Case study: Sweden 1931

IssueDecember 2017 - January 2018
Comment by Max Rennebohm

Main goal: Prevent wage cuts
Secondary goal: Stop strikebreakers from working

Successes:
In achieving specific demands: 3 out of 6 points
Survival: 1 out of 1
Growth: 3 out of 3
Overall success: 7 out of 10

The campaign achieved its secondary goal of ending the use of strikebreakers. It also prevented further governmental and military intervention into labour conflicts in Sweden. However it is not clear if the strike prevented wage cuts. For that reason a definite score of 3 was given; however, it is possible that the strike was completely successful.

The general strike in Ådalen, Sweden, in 1931 was part of a much larger industrial struggle between the Swedish Employers’ Federation (SAF) and the Swedish Union Federation (LO), a struggle that had been continuing since the late 19th century, if not longer.

After a failed general strike in 1909, the LO lost a lot of membership and the balance of power shifted in favour of the employers. Negotiations and cooperation between the two organisations slowed due to decentralisation of the LO’s leadership.

During the economic surge of the First World War, union membership grew rapidly and the LO regained power during the 1920s. While the SAF tried to lower wages with coordinated lockouts across industries, the LO was able to resist by using resources from a wide base of membership to support the workers affected by each lockout.

A settlement after a failed lockout in 1925 effectively put an end to lockouts in Swedish labour conflicts.

In 1928, the LO and the SAF held a labour ‘Peace Conference’ in which they decided to create a labour peace council with members from the unions, the employers, and the government. Also in 1928, the government created a labour court to enforce collective agreements, which benefited employers.

Economic depression hit Sweden in 1930, increasing unemployment while employers worked to cut costs. In the autumn of 1930, the management of a sawmill in Lunde in the Ådalen Valley announced wage cuts for all workers. In response, the workers began a strike which continued through the fall, shutting down the mill. The director of the Lunde mill also had investments in two nearby pulp mills. In January 1931, workers in these mills began a sympathy strike.

On 12 May 1931, when management called in outside strikebreakers to work in the three mills, strike leaders immediately began campaigning against the strikebreakers.

The county government ordered police to protect the strikebreakers and sent several officers to a workers’ meeting on 13 May.

At the meeting, Axel Nordström, a communist and a strike leader, called for demonstrations but did not condone violence against the strikebreakers. The strikers marched to one of the mills where there was a sympathy strike. Once at the mill, the demonstrators got rid of the strikebreakers.

Though police asked Nordström to prevent the strikebreakers being hurt, he was no longer in control. Demonstrators pulled strikebreakers from the mill and inflicted some minor injuries.
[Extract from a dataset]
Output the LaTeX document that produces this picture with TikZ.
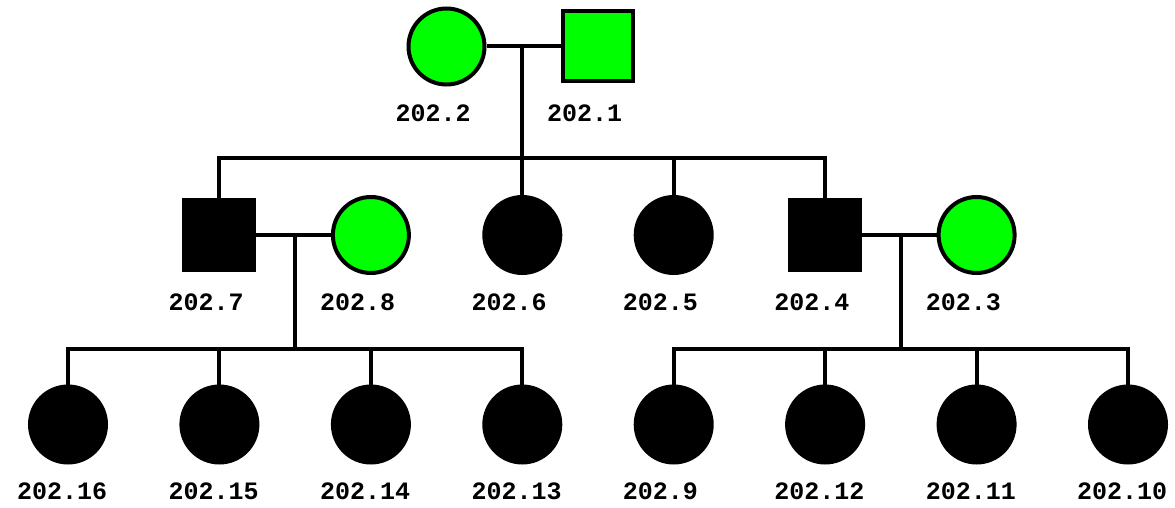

The county government called in 60 national soldiers that night. Demonstrators threw stones at the soldiers as they arrived. In Lunde, the soldiers used smoke grenades and fired warning shots to disperse protesters.

Martyrs

On 14 May, a public holiday, 4,000 strikers met in a public park while strike leaders met separately. Workers in the park grew agitated and began the march before the leaders had even arrived. The march was orderly and workers walked in four columns, forming a determinedly peaceful line a kilometre long.

That same day, the provincial government had agreed to place a ban on the strikebreakers, preventing their further work in the mills. However, officials failed to deliver this news to the marchers.

The soldiers ordered the strikers to halt near the mill, but marchers continued, claiming their right to demonstrate. The soldiers opened fire, killing five strikers and injuring five more

Photographs of the incident spread quickly. Both the repressive violence and media coverage were new experiences in Swedish labour conflicts.

The next day, workers began a general strike in Ådalen and in several cities. In Stockholm, 80,000 people demonstrated on a military drill ground, protesting against the killing of the five strikers.

A week later, 12,000 people attended the funerals and work stopped throughout the nation for a five-minute silence at noon.

The strikers achieved their secondary goal of preventing the strikebreakers from working, taking away a strong bargaining tool from the management of the mills. The campaigners stopped the general strike at the end of May. I have been unable to find out whether they successfully prevented management from imposing wage cuts.

The strike was an important influence on the greater industrial struggle between unions and employers, and on the direction of Swedish governmental policy.

The military intervention exemplified the governmental attempts at intervention in industrial conflict.

As a result of this failed intervention, the military was banned from taking part in such internal conflicts.

National sympathy for the strikers added great political momentum to the LO and the Social Democrats. In 1932, the Social Democrats gained majority power in the national government.

The Basic Agreement in 1938, facilitated by this new governmental power, ultimately ended any possibility of governmental regulation of industrial conflict and led to joint regulation by the LO and the SAF.

Another important result of the rise to power of the Social Democrats was the creation of the Swedish welfare state, an attempt to lower unemployment and to provide the basic needs for which the Ådalen strikers had been fighting.